According to the legend Echinos was founded during the 1360s by Lala Shahin Pasha, hence its old name Shahin.

The village is first mentioned in an Ottoman document from the middle of the 16th century. The document lists those who voluntarily took part in Ottoman military operations. According to that document 23 Muslim families and 18 single Muslims from Shahin were involved in those operations. Their incomes are also included in the document for proper taxation.

In the end of the 19th century the renowned explorer of the Rhodope Mountains St. Shishkov traveled through Shahin and wrote about the village that the people were very passionate Muslims and when one meets a woman, she turns her face aside. If you try to talk with her or ask her something, she would call her husband. He also wrote that the village was very rich and even the children used to dress in expensive clothes. The houses were two or three stories all painted in white. Shishkov describes the village more like a little town with some 200 houses.

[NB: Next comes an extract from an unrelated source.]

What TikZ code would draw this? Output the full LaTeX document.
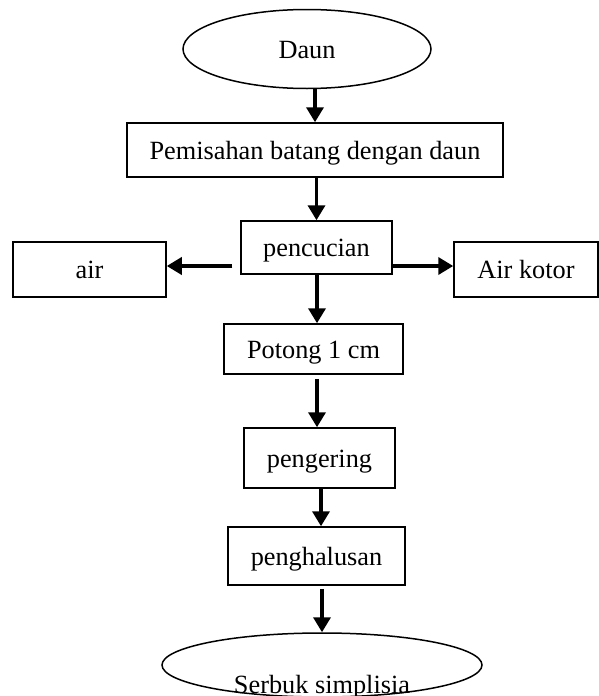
\documentclass[tikz,border=0pt]{standalone}
\usepackage{fontspec}
\setmainfont{Liberation Serif}
\usetikzlibrary{shapes.geometric,arrows.meta,calc}
\begin{document}
\begin{tikzpicture}[x=1pt,y=-1pt,
  font=\fontsize{26.3}{30}\selectfont,
  box/.style={draw, line width=1.5pt, inner sep=0pt, text height=18pt, text depth=0pt},
  ell/.style={draw, ellipse, line width=1.5pt, inner sep=0pt, text height=18pt, text depth=0pt},
  arr/.style={line width=3.5pt, -{Triangle[length=15pt,width=17pt]}}]
\clip (0,0) rectangle (599,696);
\fill[white] (0,0) rectangle (599,696);
\node[ell, minimum width=248pt, minimum height=79pt] (daun) at (307,49) {Daun};
\node[box, minimum width=376pt, minimum height=54pt] (pem) at (315,150) {Pemisahan batang dengan daun};
\node[box, minimum width=151pt, minimum height=53pt] (penc) at (316.5,247.5) {pencucian};
\node[box, minimum width=153pt, minimum height=55pt] (air) at (89.5,269.5) {air};
\node[box, minimum width=144pt, minimum height=55pt] (kotor) at (526,269.5) {Air kotor};
\node[box, minimum width=179pt, minimum height=50pt] (potong) at (313.5,349) {Potong 1 cm};
\node[box, minimum width=151pt, minimum height=60pt] (peng) at (319.5,458) {pengering};
\node[box, minimum width=177pt, minimum height=58pt] (halus) at (316.5,556) {penghalusan};
\node[ell, minimum width=320pt, minimum height=64pt,
  label={[yshift=-22pt]center:Serbuk simplisia}] (serbuk) at (322,665) {};
\coordinate (aE) at ([yshift=3.5pt]air.east);
\coordinate (kW) at ([yshift=3.5pt]kotor.west);
\draw[arr] (daun.south -| pem.north) -- (pem.north);
\draw[arr] (pem.south -| penc.north) -- (penc.north);
\draw[arr] (aE -| penc.west) [shorten <=8pt] -- (aE);
\draw[arr] (kW -| penc.east) -- (kW);
\draw[arr] ([xshift=0.5pt]penc.south) -- ([xshift=0.5pt]penc.south |- potong.north);
\draw[arr, shorten <=4pt] ([xshift=0.5pt]penc.south |- potong.south) -- ([xshift=0.5pt]penc.south |- peng.north);
\draw[arr] ([xshift=1.5pt]peng.south) -- ([xshift=1.5pt]peng.south |- halus.north);
\draw[arr, shorten <=3pt] (serbuk.north |- halus.south) -- (serbuk.north);
\end{tikzpicture}
\end{document}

According to Lyubomir Miletich as of 1912 Shahin was a Pomak village in the Darıdere kaza of the Ottoman Empire. According to Patriarch Cyril as of 1943 there were 417 households and 1975 inhabitants in Shahin - all Pomaks.

==Administrative division==
The community of Echinos consists of two separate settlements:
- Melivoia (population 570)
- Echinos (population 2,210)

==Geography==
Echinos lies on a valley of the Rhodope Mountains. It is 761 kilometers northeast of Athens, 254 kilometers northeast of Thessaloniki, and 27 kilometers north northeast of Xanthi.

==Population==
The majority of the population of Echinos are Pomaks.

== Notable people ==

- Chafiz Sophologiotatos Tzemali (born 1937-03-10) - a graduate of the Islamic University of Madinah and mufti of Komotini.